The draft EU law must then be approved by the Council, which is composed of government ministers, as well as by the European Parliament, which is made up of directly elected representatives from countries across the EU.

A draft law will commonly be amended by the Council and by the European Parliament. These institutions normally discuss the draft with each other and with the Commission.  

EU immigration

"When the government tells you 'we control our borders', no. What we do is we have permission to ask people to show you a piece of paper called a passport. That is not the same as control."—Gisela Stuart

We can’t directly control the number of EU nationals who come here due to the free movement of citizens between EU countries.

We can check the passports of EU citizens coming into the UK. But we can’t turn them away for lack of skills, or even for having a criminal record, we can only turn them away on exceptional grounds defined in EU law (public policy, public security and public health reasons).
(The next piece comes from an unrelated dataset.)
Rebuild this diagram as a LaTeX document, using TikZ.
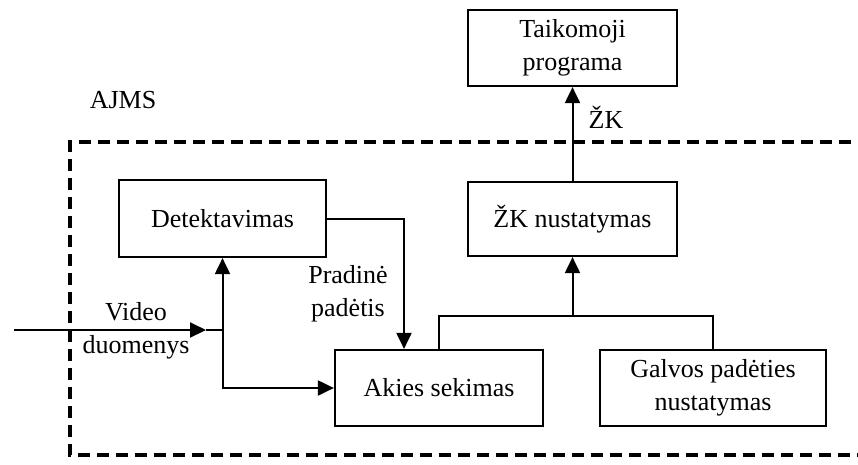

About 1,800 EU nationals were refused entry to the UK on arrival and left the country in 2015.

“I think it’s incumbent on the Brexit campaign to acknowledge that actually people coming here have in many ways contributed to our country. The Portuguese nurses, the Danish doctors, the German engineers, they do actually pay their taxes”.—Nick Clegg

There’s no single right answer to the question of how much EU immigrants contribute to the economy in taxes, compared to how much they draw out in benefits and services. A lot depends on the assumptions researchers make when they try to tackle this.

That said, most studies suggest the impact on the economy from all immigrants is small either way, costing or contributing less than a penny in the pound of what the country produces.
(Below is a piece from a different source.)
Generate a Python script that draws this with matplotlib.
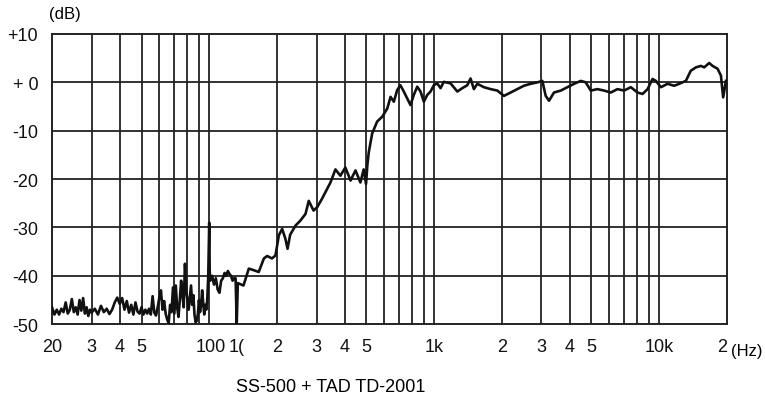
import matplotlib.pyplot as plt

plt.rcParams['font.family'] = ['Liberation Sans', 'DejaVu Sans']

freq_hz = [
    20, 20.5, 21, 21.5, 22, 22.5, 23, 23.5, 24, 24.5, 25, 25.5, 26, 26.5, 27, 27.5,
    28, 28.5, 29, 29.5, 30, 31, 32, 33, 34, 35, 36, 37, 38, 39, 40, 41, 42, 43, 44,
    45, 46, 47, 48, 49, 50, 51, 52, 53, 54, 55, 56, 57, 58, 59, 60, 61, 62, 63, 64,
    65, 66, 67, 68, 69, 70, 71, 72, 73, 74, 75, 76, 77, 78, 79, 80, 81, 82, 83, 84,
    85, 86, 87, 88, 89, 90, 91, 92, 93, 94, 95, 96, 97, 98, 99, 100, 100.5, 101,
    103, 105, 107, 109, 111, 113, 115, 117, 119, 121, 123, 125, 127, 129, 131,
    132.5, 134, 142, 150, 157, 166, 175, 181, 190, 197, 204, 211, 218, 223, 229,
    242, 254, 268, 277, 291, 302, 317, 334, 346, 364, 383, 403, 425, 447, 470, 486,
    498, 505, 512, 530, 558, 588, 619, 640, 662, 685, 708, 733, 759, 785, 812, 841,
    870, 900, 932, 964, 997, 1032, 1068, 1104, 1183, 1268, 1334, 1404, 1452, 1502,
    1556, 1664, 1783, 1910, 2044, 2188, 2344, 2508, 2686, 2878, 3028, 3134, 3242,
    3412, 3656, 3914, 4190, 4488, 4722, 4970, 5322, 5698, 6100, 6532, 6994, 7490,
    8020, 8446, 8892, 9356, 9684, 10190, 10916, 11674, 12296, 13160, 13840, 14588,
    15348, 15880, 16712, 17300, 18212, 18840, 19280, 19840,
]
level_db = [
    -46.5, -48, -47, -48, -46.8, -47.5, -45.5, -47.8, -47, -44.8, -47.5, -46.5, -48,
    -45, -47.2, -44.6, -47.8, -46.5, -48.3, -47, -47.6, -46.8, -48, -46.2, -47.5,
    -46.8, -47.9, -47, -45.5, -44.5, -45.8, -44.6, -47, -45.2, -47.6, -46, -48,
    -45.5, -47.4, -47.8, -46.5, -48, -47, -47.8, -46.8, -48, -44.2, -47.6, -48.2,
    -46.5, -44.5, -43, -47, -45.2, -47.8, -49, -49.8, -46, -47.5, -42.4, -47.8,
    -42, -46.5, -48.5, -45, -41, -44, -46.5, -37.5, -43, -45, -47, -44.5, -42, -46,
    -44, -48, -49.6, -49.3, -48, -45, -47.5, -46, -43, -45.5, -48, -46, -47, -45,
    -40, -29, -39, -41, -40, -41.8, -40.5, -42.8, -43.5, -41, -40.5, -39.4, -40,
    -39, -39.6, -40, -41, -40.5, -40.5, -50, -41.5, -42, -38.5, -38.8, -39.2, -36.4,
    -35.9, -36.4, -35.8, -31.6, -30.3, -32.3, -34.4, -31.5, -29.6, -28.6, -27.2,
    -24.5, -26.5, -25.8, -24.1, -22.1, -20.7, -18, -19.3, -17.6, -20.3, -18.2,
    -20.7, -18, -21, -17, -14.5, -10.6, -8.1, -7.1, -5.4, -3, -4, -1.6, -0.6, -1.9,
    -3.3, -4.7, -2.6, -0.9, -1.9, -4, -2.6, -1.9, -0.6, -0.2, -1.2, 0.1, -0.2, -1.9,
    -1.2, -0.6, 0.8, -1.4, -0.3, -1, -1.4, -1.7, -2.8, -2.1, -1.4, -0.7, -0.3, 0,
    0.3, -2.8, -3.8, -2.1, -1.7, -1, -0.3, 0.3, 0, -1.7, -1.4, -1.7, -2.1, -1.4,
    -1.7, -1, -2.1, -2.4, -1.4, 0.7, 0.3, -1, -0.3, -0.7, -0.3, 0.3, 2.4, 3.1, 3.4,
    3.1, 4, 3.4, 2.8, 1.4, -3.1, 0.3,
]

grid_freqs = [30, 40, 50, 60, 70, 80, 90, 100, 200, 300, 400, 500, 600, 700, 800,
              900, 1000, 2000, 3000, 4000, 5000, 6000, 7000, 8000, 9000, 10000]
tick_freqs = [20, 30, 40, 50, 102, 132, 200, 300, 400, 500, 1000, 2000, 3000,
              4000, 5000, 10000, 19000]
tick_labels = ['20', '3', '4', '5', '100', '1(', '2', '3', '4', '5', '1k', '2',
               '3', '4', '5', '10k', '2']
db_ticks = [10, 0, -10, -20, -30, -40, -50]
db_labels = ['+10', '+ 0', '-10', '-20', '-30', '-40', '-50']

fig = plt.figure(figsize=(7.65, 4.02), dpi=100)
ax = fig.add_axes([0.068, 0.191, 0.882, 0.722])

for f in grid_freqs:
    ax.axvline(f, color='#222222', lw=1.3, zorder=1)
for d in db_ticks[1:-1]:
    ax.axhline(d, color='#222222', lw=1.3, zorder=1)

ax.plot(freq_hz, level_db, color='#111111', lw=1.9, zorder=3)

ax.set_xscale('log')
ax.set_xlim(20, 20000)
ax.set_ylim(-50, 10)
ax.minorticks_off()
ax.set_xticks(tick_freqs)
ax.set_xticklabels(tick_labels, fontsize=13)
ax.set_yticks(db_ticks)
ax.set_yticklabels(db_labels, fontsize=13)
ax.tick_params(length=0, pad=10, colors='#111111')
for s in ax.spines.values():
    s.set_linewidth(1.4)
    s.set_color('#222222')

fig.text(0.976, 0.125, '(Hz)', fontsize=12, ha='center', va='center')
fig.text(0.085, 0.965, '(dB)', fontsize=12, ha='center', va='center')
fig.text(0.432, 0.035, 'SS-500 + TAD TD-2001', fontsize=13, ha='center', va='center')

fig.savefig('out.png', dpi=100)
There are always winners and losers underneath these broad, national figures, although the effects are still considered to be small. Research on wages has suggested that people who earn less are more likely to lose out.

Studies consistently find EU immigrants are more likely to make a positive financial contribution than citizens from outside the EU. So are recent immigrants from both in the EU and outside.
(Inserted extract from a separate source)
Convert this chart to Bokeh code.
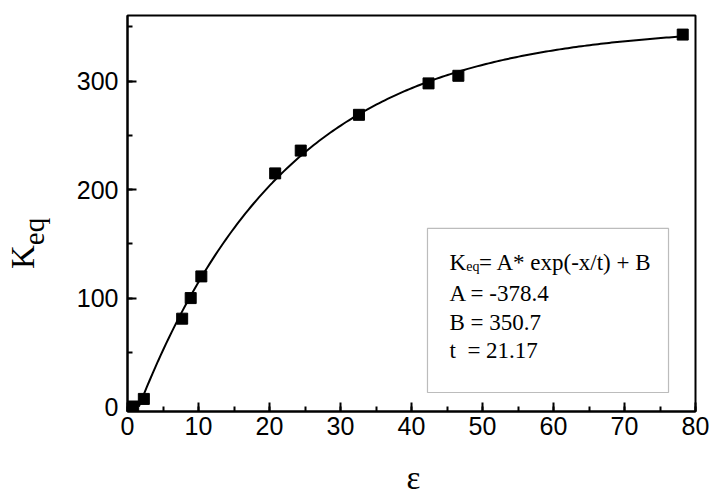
import numpy as np
from bokeh.plotting import figure
from bokeh.layouts import row, column
from bokeh.models import Label, BoxAnnotation, SingleIntervalTicker, Div
from bokeh.embed import file_html
from bokeh.resources import INLINE

# data
eps = [0.8, 2.3, 7.7, 8.9, 10.4, 20.8, 24.4, 32.6, 42.4, 46.6, 78.2]
keq = [0.0, 7.0, 81.0, 100.0, 120.0, 215.0, 236.0, 269.0, 298.0, 305.0, 343.0]

# fit parameters printed on the chart
A = -378.4
B = 350.7
T = 21.17
fit_lines = ["A = -378.4", "B = 350.7", "t\u00a0 = 21.17"]

serif = "Liberation Serif"

# ---- y title K_eq (rotated HTML text) ----
ytitle_html = (
    '<div style="transform-origin:0 0; transform:translate(7px,269px) rotate(-90deg);'
    " white-space:nowrap; font-family:'Liberation Serif'; font-size:33px;"
    ' line-height:1; color:black; margin:0; padding:0;">K<span style="font-size:29px;'
    ' position:relative; top:10px;">eq</span></div>'
)
left = Div(text=ytitle_html, width=50, height=498, margin=0)

# ---- x title epsilon ----
xtitle_html = (
    '<div style="width:659px; text-align:center; transform:translate(34px,-1px);'
    " white-space:nowrap; font-family:'Liberation Serif'; font-size:33px;"
    ' line-height:1; color:black; margin:0; padding:0;">ε</div>'
)
bottom = Div(text=xtitle_html, width=659, height=35, margin=0)

# ---- main plot ----
p = figure(width=659, height=463, x_range=(0, 80), y_range=(-4.6, 360.6),
           min_border_left=77, min_border_right=14, min_border_top=15,
           min_border_bottom=52, toolbar_location=None, output_backend="svg",
           background_fill_color="white", border_fill_color="white", margin=0)

p.xgrid.visible = False
p.ygrid.visible = False
p.outline_line_color = "black"
p.outline_line_width = 2
p.outline_line_alpha = 1.0

p.xaxis.ticker = SingleIntervalTicker(interval=10, num_minor_ticks=2)
p.yaxis.ticker = SingleIntervalTicker(interval=100, num_minor_ticks=2)
for ax in (p.xaxis, p.yaxis):
    ax.axis_line_width = 2
    ax.axis_line_color = "black"
    ax.major_tick_in = 9
    ax.major_tick_out = 0
    ax.minor_tick_in = 5
    ax.minor_tick_out = 0
    ax.major_tick_line_width = 2
    ax.minor_tick_line_width = 2
    ax.major_tick_line_color = "black"
    ax.minor_tick_line_color = "black"
    ax.major_label_text_font = "Liberation Sans"
    ax.major_label_text_font_size = "25px"
    ax.major_label_text_color = "black"
p.xaxis.major_label_standoff = 5
p.yaxis.major_label_standoff = 9

# fit curve from the printed equation
xf = np.linspace(1.6, 78.2, 200)
yf = A * np.exp(-xf / T) + B
p.line(xf, yf, line_color="black", line_width=2)

p.scatter(eps, keq, marker="square", size=11, fill_color="black", line_color="black")

# equation box
box = BoxAnnotation(left=42.25, right=76.2, bottom=12.9, top=164.2,
                    fill_color="white", fill_alpha=1.0,
                    line_color="#222222", line_width=1.2)
p.add_layout(box)

yb = 132.8
p.add_layout(Label(x=45.35, y=yb, text="K", text_font=serif, text_font_size="23px",
                   text_color="black", text_align="left", text_baseline="alphabetic"))
p.add_layout(Label(x=47.7, y=yb - 3.6, text="eq", text_font=serif, text_font_size="14px",
                   text_color="black", text_align="left", text_baseline="alphabetic"))
p.add_layout(Label(x=49.5, y=yb, text="= A* exp(-x/t) + B", text_font=serif,
                   text_color="black", text_font_size="23px", text_align="left",
                   text_baseline="alphabetic"))
for i, s in enumerate(fit_lines):
    p.add_layout(Label(x=45.35, y=yb - 28.5 - i * 26.5, text=s, text_font=serif,
                       text_color="black", text_font_size="23px", text_align="left",
                       text_baseline="alphabetic"))

layout = row(left, column(p, bottom, spacing=0, margin=0), spacing=0, margin=0)
open("out.html", "w").write(file_html(layout, INLINE))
Recent arrivals tend to be younger than those here for a longer time, and this can mean they’re less likely to be receiving state assistance. And if people come here when they’re working-age and leave before they get old, they’re much more likely to be putting in more than they take out.

“Unless I’m wrong, those other single markets which are created do not have free movement of labour”—Gisela Stuart

It’s correct that other free trade areas don’t typically set up the free movement of people as in the EU. That’s partly why the EU’s trading arrangements are known as the ‘single market’, while other free trade areas are not - they go deeper than a typical free trade agreement.

The free movement of people does extend a little beyond the EU. It applies in the European Economic Area, so Norway and Iceland have it, as does Switzerland in a separate agreement.

But other high-profile free trade areas don’t. The North American Free Trade Agreement between the US, Canada and Mexico, for example, has a chapter on temporary visas for businesspeople, but that’s about it.

There is at least one example of something like free movement of people operating outside Europe. In South America, a residence agreement set up by the countries in the MERCUSOR trade group has “effectively establish[ed] an open border area in the region”, according to one expert.

While there are plenty of differences between this and the EU version, the MERCUSOR countries say they want to create “a free movement policy for persons in the region” in future.

EU budget audits

“The auditors haven’t been able to sign accounts for the past 14-odd years”—Audience member

“That’s simply not true. The accounts have been signed off for the last several... It’s simply not true to say they haven’t been signed off.”—Nick Clegg

The European Court of Auditors—which checks the EU’s accounts—actually gives two different opinions on them each year: whether they’re accurate and reliable, and whether there’s evidence that money is being received or paid in error.

The Court regularly ‘signs off’ the reliability of the accounts, and has given them a clean bill of health for the last eight years. But it has found significant errors in how the money is paid out consistently since it began giving opinions in 1995.

So the numbers accurately reflect what actually happened, it’s just that some of it shouldn’t have happened in the first place.

The Court said the EU’s accounts in 2014: “present a true and fair view of the EU’s financial results for the year … We were therefore able to give a clean opinion on the reliability of the accounts (‘signed off’)”

But it did find that 4.4% of EU spending was subject to error; just under £5 billion. It says this shouldn’t be confused with ‘fraud’ or ‘wasted money’ and it does recover some of the money. The Court explains:

“Our estimate of the level of error is not a measure of fraud, inefficiency or waste. It is an estimate of the money that should not have been paid out because it was not used in accordance with the applicable rules and regulations.”